The Advantages of Alternative Dispute Resolution in Cyberspace

This page is aimed at showing the advantages of Alternative Dispute Resolution (ADR) in Cyberspace over both traditional litigation and traditional alternative dispute resolution.

  1. Avoids Jurisdiction Issues

  2. One of the main advantages of ADR in Cyberspace is that it avoids complicated jurisdiction issues. The following section gives you an overview over jurisdiction from both an US as well as an international perspective and shows why the jurisdictional problem can be a significant deterrent from using traditional dispute resolution for cyberspace disputes.

    In light of the fact that offline ADR mechanisms are usually located (have a physical location), the issues of finding a provider in the vicinity of both parties may be additionally cumbersome. Online ADR, or short Online Dispute Resolution (ODR), offers a solution to this problem.

    1. The International Perspective

      1. The international Law of Jurisdiction
      2. Public International law, governing the relations between states, underlies all national jurisdiction law. Even though states make their own national laws regarding jurisdiction, they are generally bound to the principles enunciated in public international law.

        The basic rules were set up in the so called SS Lotus case. read more about SS Lotus and Jurisdiction principles

        The doctrine is largely known as the so called “objective territorial principle” and can has been stated by the ICJ in SS Lotus as follows: “offences, the authors of which at the moment of commission are in the territory of another State, are nevertheless to be regarded as having been committed in the national territory, if one of the constituent elements of the offence, and more especially its effects, have taken place there.” That means that a state can exercise jurisdiction as long as one constituent element of a crime took place in the state.

        This rule has long been the limit to jurisdiction in public international law, limiting at least the exercise of jurisdiction in criminal cases. However, recent developments specifically in antitrust law have given rise to the so-called “effects-doctrine”. This rule, developed first by US courts, allows jurisdiction if the conduct in question “was meant to produce and did in fact produce some substantial effects in the United States” (Hartford Fire Insurance Co. v. California, 113 S. Ct. 2891 (1993)). The rule has been used by several national courts of European states in regard to antitrust violations by big corporations conducting business in a European state. read more about extra-territorial Jurisdiction

        It is clear that jurisdiction in international cyberspace cases could only be based on the effects doctrine.

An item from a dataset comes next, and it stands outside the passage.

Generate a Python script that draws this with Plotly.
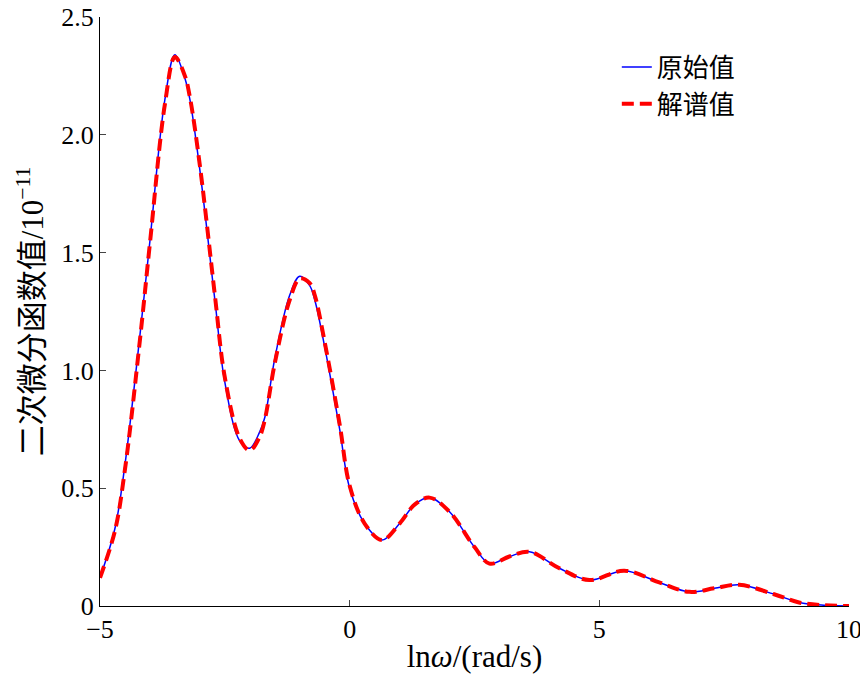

Given the broad range of the possible disputes, it is at least questionable whether the current state of customary international law allows for such a broad application of international jurisdiction.

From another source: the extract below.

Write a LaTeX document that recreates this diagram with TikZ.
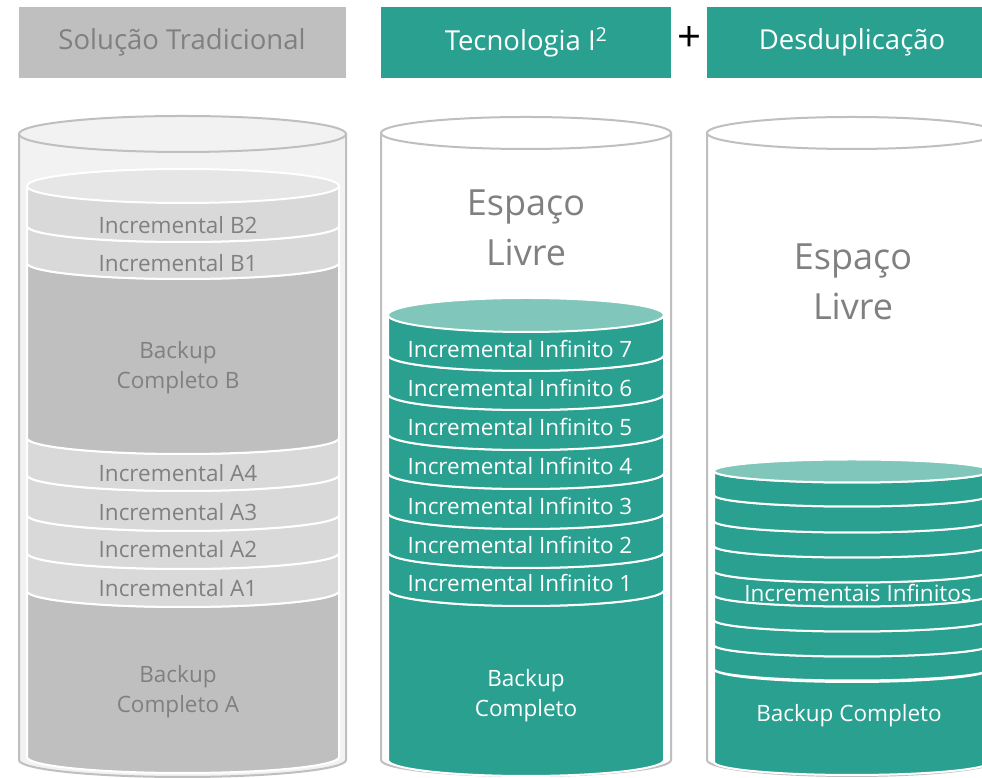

        Where only civil disputes are concerned (as is the case with all conflicts which could be subject to alternative dispute resolution), the limits of international jurisdiction have not yet been tested. Public international law only clearly refers to criminal cases, as here the sovereignty of the country seeking to subject a foreign citizen to it’s criminal law system most clearly clashes with the personal sovereignty that persons home country has over him. read more about Public International Law and Civil Jurisdiction

        In Practice, most courts are not concerned with international law, and to date there have been no diplomatic protests based on exercise of civil jurisdiction. Whether the issue will come up at all, and how it will be resolved, therefore remains open. However, even if we assume that there is a legal basis to exercise jurisdiction under international law, enforceability poses an additional problem:

      3. Enforceability of Decisions under International Law
      4. The rule for enforcing judgements and other court decisions under international law is clear: A state may only enforce his laws on his own territory.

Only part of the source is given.